February 8, 2012

In Praise of PCGS

I've been pretty harsh on my grading company of choice in my last several posts, criticizing its Secure Plus program, touting NGC's, and complaining about PCGS "genuine" holders, which seem to have increased in frequency over the past year or so, and probably for good reason: PCGS never liked returning coins in body bags and, in my experience, worked hard to designate a grade rather than a problem. Now that it has the "genuine" option, it can resort to that on close calls--a practice I'm testing, by the way, and will report here my findings in a few months' time.

But again, it seems, I am criticizing PCGS when I mean to praise it for overall consistency and customer service.

One of the prevalent collector myths concerns PCGS old green holders and how graders were more rigorous in bygone years. Authors like Scott A. Travers in his "Insider's Guide" manuals frequently make that comment, but for the life of me, every such holdered coin I tried to cross over or crack open to submit as raw has come back with the same--yes, the same--grade. Either I've had a run of bad luck, or the best old green holders have been sent in already, with lesser coins still on the market.

Or maybe PCGS deserves praise for consistency over decades.

PCGS labelEarlier this year I sent in a 1938-D Buffalo Nickel from an old green holder, graded MS66. I didn't want to send the coin in for an upgrade, as the holder could bias the grader; so I broke out the coin and it came back in the same grade.
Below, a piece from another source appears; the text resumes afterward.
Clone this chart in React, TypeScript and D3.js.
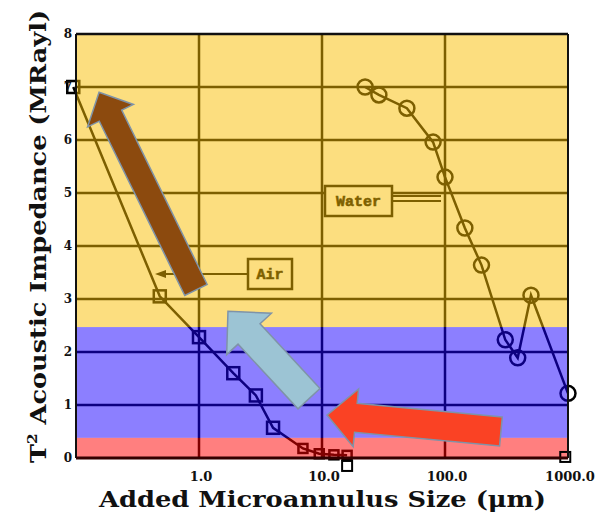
import React from "react";
import * as d3 from "d3";

// ---- data ----
const xTickValues = [1, 10, 100, 1000];
const xTickLabels = ["1.0", "10.0", "100.0", "1000.0"];
const yTickValues = [0, 1, 2, 3, 4, 5, 6, 7, 8];
const xGridValues = [1, 10, 100];
const yGridValues = [1, 2, 3, 4, 5, 6, 7];

// Air (squares)
const airX = [0.095, 0.48, 1.0, 1.9, 2.9, 4.0, 7.0, 9.5, 12.5, 16];
const airY = [7.0, 3.05, 2.28, 1.6, 1.18, 0.57, 0.18, 0.08, 0.06, 0.05];
const airExtraX = [16, 950];
const airExtraY = [-0.15, 0.02];

// Water (circles)
const waterX = [22.4, 29, 49, 80, 100, 145, 198, 309, 390, 500, 1000];
const waterY = [7.0, 6.85, 6.6, 5.96, 5.3, 4.34, 3.64, 2.23, 1.89, 3.07, 1.22];

// colour bands (top, bottom) in data units
const bandTops = [8, 2.47, 0.38];
const bandBottoms = [2.47, 0.38, 0];
const bandColors = ["#FABE00", "#1900FF", "#FF0000"];

// annotation arrows: tip / tail in data coords
const arrowTipX = [0.154, 1.72, 10.98];
const arrowTipY = [6.9, 2.77, 0.81];
const arrowTailX = [0.945, 7.84, 285];
const arrowTailY = [3.17, 1.12, 0.5];
const arrowColors = ["#8C4A0E", "#9CC4D4", "#FA4224"];

const W = 610, H = 519;
const L = 76, R = 568, T = 34, B = 458;

const x = d3.scaleLog().domain([0.1, 1000]).range([L, R]);
const y = d3.scaleLinear().domain([0, 8]).range([B, T]);

function arrowPoly(tip: number[], tail: number[], sw: number, hw: number, hl: number) {
  const dx = tip[0] - tail[0], dy = tip[1] - tail[1];
  const len = Math.hypot(dx, dy);
  const ux = dx / len, uy = dy / len;
  const nx = -uy, ny = ux;
  const bx = tip[0] - ux * hl, by = tip[1] - uy * hl;
  const pts = [
    [tail[0] + nx * sw / 2, tail[1] + ny * sw / 2],
    [bx + nx * sw / 2, by + ny * sw / 2],
    [bx + nx * hw / 2, by + ny * hw / 2],
    [tip[0], tip[1]],
    [bx - nx * hw / 2, by - ny * hw / 2],
    [bx - nx * sw / 2, by - ny * sw / 2],
    [tail[0] - nx * sw / 2, tail[1] - ny * sw / 2],
  ];
  return pts.map((p) => p.join(",")).join(" ");
}

const arrowSizes = [
  [25, 51, 26],
  [30, 61, 31],
  [29, 58, 29],
];

export default function App() {
  const line = d3
    .line<[number, number]>()
    .x((d) => x(d[0]))
    .y((d) => y(d[1]));
  const airPts = airX.map((v, i) => [v, airY[i]] as [number, number]);
  const waterPts = waterX.map((v, i) => [v, waterY[i]] as [number, number]);
  const ink = "#000";
  const mono = "'Liberation Mono', 'DejaVu Sans Mono', monospace";
  const serif = "'DejaVu Serif', serif";

  // label box positions (data coords)
  const airBox = { x: x.invert(248), y: y.invert(259) };
  const waterBox = { x: x.invert(325), y: y.invert(186) };

  return (
    <svg
      width={W}
      height={H}
      style={{ position: "absolute", left: 0, top: 0, background: "#fff" }}
      xmlns="http://www.w3.org/2000/svg"
    >
      {/* grid */}
      {xGridValues.map((v) => (
        <line key={"gx" + v} x1={x(v)} x2={x(v)} y1={T} y2={B} stroke={ink} strokeWidth={2.5} />
      ))}
      {yGridValues.map((v) => (
        <line key={"gy" + v} x1={L} x2={R} y1={y(v)} y2={y(v)} stroke={ink} strokeWidth={2.5} />
      ))}

      {/* label boxes */}
      <g>
        <rect x={x(airBox.x)} y={y(airBox.y)} width={44} height={30} fill="#fff" stroke={ink} strokeWidth={2.5} />
        <text x={x(airBox.x) + 22} y={y(airBox.y) + 20} textAnchor="middle" fontFamily={mono} fontWeight="bold" fontSize={15} fill={ink} stroke={ink} strokeWidth={0.6}>Air</text>
        <line x1={x(airBox.x)} x2={x(airBox.x) - 85} y1={y(airBox.y) + 15} y2={y(airBox.y) + 15} stroke={ink} strokeWidth={2} />
        <polygon
          points={`${x(airBox.x) - 93},${y(airBox.y) + 15} ${x(airBox.x) - 82},${y(airBox.y) + 11} ${x(airBox.x) - 82},${y(airBox.y) + 19}`}
          fill={ink}
        />
        <rect x={x(waterBox.x)} y={y(waterBox.y)} width={67} height={30} fill="#fff" stroke={ink} strokeWidth={2.5} />
        <text x={x(waterBox.x) + 33.5} y={y(waterBox.y) + 20} textAnchor="middle" fontFamily={mono} fontWeight="bold" fontSize={15} fill={ink} stroke={ink} strokeWidth={0.6}>Water</text>
        <line x1={x(waterBox.x) + 67} x2={x(waterBox.x) + 116} y1={y(waterBox.y) + 10} y2={y(waterBox.y) + 10} stroke={ink} strokeWidth={1.8} />
        <line x1={x(waterBox.x) + 67} x2={x(waterBox.x) + 116} y1={y(waterBox.y) + 15} y2={y(waterBox.y) + 15} stroke={ink} strokeWidth={1.8} />
      </g>

      {/* data */}
      <g>
        <path d={line(airPts) || ""} fill="none" stroke={ink} strokeWidth={2.5} />
        {airPts.map((p, i) => {
          const s = i < 6 ? 12 : 9;
          return (
            <rect key={"a" + i} x={x(p[0]) - s / 2} y={y(p[1]) - s / 2} width={s} height={s} fill="none" stroke={ink} strokeWidth={2.5} />
          );
        })}
        <path d={line(waterPts) || ""} fill="none" stroke={ink} strokeWidth={2.5} />
        {waterPts.map((p, i) => (
          <circle key={"w" + i} cx={x(p[0])} cy={y(p[1])} r={7.5} fill="none" stroke={ink} strokeWidth={2.5} />
        ))}
      </g>

      {/* colour overlay */}
      {bandTops.map((t, i) => (
        <rect
          key={"b" + i}
          x={L}
          y={y(t)}
          width={R - L}
          height={y(bandBottoms[i]) - y(t)}
          fill={bandColors[i]}
          fillOpacity={0.5}
        />
      ))}

      {/* markers below axis */}
      {airExtraX.map((v, i) => (
        <rect key={"ae" + i} x={x(v) - 5} y={y(airExtraY[i]) - 5} width={10} height={10} fill="none" stroke={ink} strokeWidth={2} />
      ))}

      {/* frame */}
      <line x1={L} x2={R} y1={T} y2={T} stroke="#111" strokeWidth={2.5} />
      <line x1={L} x2={L} y1={T} y2={B} stroke="#111" strokeWidth={2} />
      <line x1={R} x2={R} y1={T} y2={B} stroke="#111" strokeWidth={2} />
      <line x1={L} x2={R} y1={B} y2={B} stroke="#300" strokeWidth={3} />

      {/* y ticks */}
      {yTickValues.map((v) => (
        <text key={"yt" + v} x={68} y={y(v) + 4} textAnchor="middle" fontFamily={serif} fontWeight="bold" fontSize={12} fill="#111">
          {v}
        </text>
      ))}
      {/* x ticks */}
      {xTickValues.map((v, i) => (
        <text key={"xt" + v} x={x(v) + 2} y={481} textAnchor="middle" fontFamily={serif} fontWeight="bold" fontSize={13} fill="#111">
          {xTickLabels[i]}
        </text>
      ))}

      {/* titles */}
      <text x={322.5} y={507} textAnchor="middle" fontFamily={serif} fontWeight="bold" fontSize={22} fill="#111" textLength={447} lengthAdjust="spacingAndGlyphs">
        Added Microannulus Size (μm)
      </text>
      <text
        transform="translate(46,236.5) rotate(-90)"
        textAnchor="middle"
        fontFamily={serif}
        fontWeight="bold"
        fontSize={22}
        fill="#111"
        textLength={453}
        lengthAdjust="spacingAndGlyphs"
      >
        T<tspan fontSize={13} dy={-9}>2</tspan>
        <tspan dy={9}> Acoustic Impedance (MRayl)</tspan>
      </text>

      {/* annotation arrows */}
      {arrowColors.map((c, i) => (
        <polygon
          key={"arr" + i}
          points={arrowPoly(
            [x(arrowTipX[i]), y(arrowTipY[i])],
            [x(arrowTailX[i]), y(arrowTailY[i])],
            arrowSizes[i][0],
            arrowSizes[i][1],
            arrowSizes[i][2]
          )}
          fill={c}
          stroke="#7F93A8"
          strokeWidth={1.5}
        />
      ))}
    </svg>
  );
}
Because of PCGS's consistency, I've stopped paying premiums for old green holdered coins unless I want the coin rather than upgrade. That's good numismatic advice, by the way; but the point here is to praise PCGS for consistently rigorous grading (genuine designations notwithstanding).

PCGS cert verification

Another hallmark of the company is its customer service whose representatives notify submitters via Internet when their coins arrive, help correct any submission errors, and do so courteously via phone call and professionally via e-mail. Front line employees who represent the company are consistently helpful, to the point of asking me on occasion whether I would allow them to change a category for a coin, because it could save a few dollars. More recently, a dedicated PCGS customer service rep helped track down a lost USPS package containing graded coins and got the Post Office to apologize and deliver the package personally.

Perhaps the executives at PCGS can learn a few tips by relying less on its marketing department and more on its customer service department in maintaining its reputation as one of the top grading companies in the world.